Multifrequency interrogation of nanostructured gas sensor arrays: a tool for analyzing response kinetics.

This paper presents a unique perspective on enhancing the physicochemical mechanisms of two distinct highly sensitive nanostructured metal oxide micro hot plate gas sensors by utilizing an innovative multifrequency interrogation method. The two types of sensors evaluated here employ an identical silicon transducer geometry but with a different morphological structure of the sensitive film. While the first sensing film consists of self-ordered tungsten oxide nanodots, limiting the response kinetics of the sensor-chemical species pair only to the reaction phenomena occurring at the sensitive film surface, the second modality is a three-dimensional array of tungsten oxide nanotubes, which in turn involves both the diffusion and adsorption of the gas during its reaction kinetics with the sensitive film itself.

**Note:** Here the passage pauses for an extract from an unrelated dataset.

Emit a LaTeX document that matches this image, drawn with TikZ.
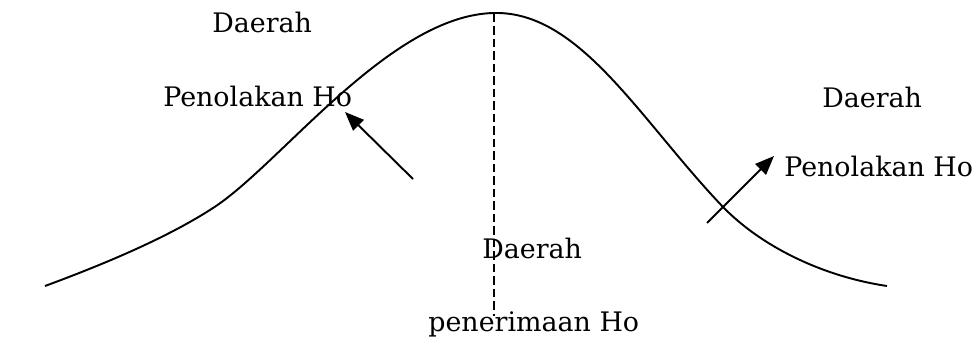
\documentclass[tikz,border=0pt]{standalone}
\usepackage{fontspec}
\setmainfont{DejaVu Serif}
\usepackage{tikz}
\usetikzlibrary{arrows.meta}

\begin{document}
\begin{tikzpicture}[
    x=0.02cm, y=-0.02cm,
    label/.style={anchor=base west, inner sep=0pt, font=\fontsize{15.3}{18}\selectfont},
    curve/.style={line width=1.1pt},
    arrow/.style={-{Triangle[length=0.38cm, width=0.3cm]}, line width=1.1pt},
    axis/.style={dashed, dash pattern=on 0.17cm off 0.08cm, line width=1pt}
]
\useasboundingbox (0,0) rectangle (974,341);
% normal curve
\draw[curve] (45,286) .. controls (110,262) and (170,236) .. (213,208)
    .. controls (280,165) and (390,15) .. (494,13)
    .. controls (580,11) and (640,120) .. (723,207)
    .. controls (760,245) and (820,276) .. (887,286);
\coordinate (peak) at (494,14);
\coordinate (axisend) at (494,316);
\draw[axis] (peak) -- (axisend);
% labels
\node[label] (daerahL) at (212,33) {Daerah};
\node[label] (tolakL) at (163,107) {Penolakan Ho};
\node[label] (daerahR) at (822,108) {Daerah};
\node[label] (tolakR) at (784,176) {Penolakan Ho};
\node[label] (daerahC) at (482,258) {Daerah};
\node[label] (terimaC) at (428,331) {penerimaan Ho};
% arrows
\coordinate (tailL) at (413,179);
\coordinate (tipL) at (345,112);
\coordinate (tailR) at (707,223);
\coordinate (tipR) at (774,156);
\draw[arrow] (tailL) -- (tipL);
\draw[arrow] (tailR) -- (tipR);
\end{tikzpicture}
\end{document}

By utilizing the proposed multifrequency interrogation methodology, we demonstrate that the optimal temperature modulation frequencies employed for the nanotubes-based sensors to selectively detect hydrogen, carbon monoxide, ethanol, and dimethyl methyl phosphonate (DMMP) are significantly higher than those utilized for the nanodot-based sensors. This finding helps understand better the amelioration in selectivity that temperature modulation of metal oxides brings about, and, most importantly, it sets the grounds for the nanoengineering of gas-sensitive films to better exploit their practical usage.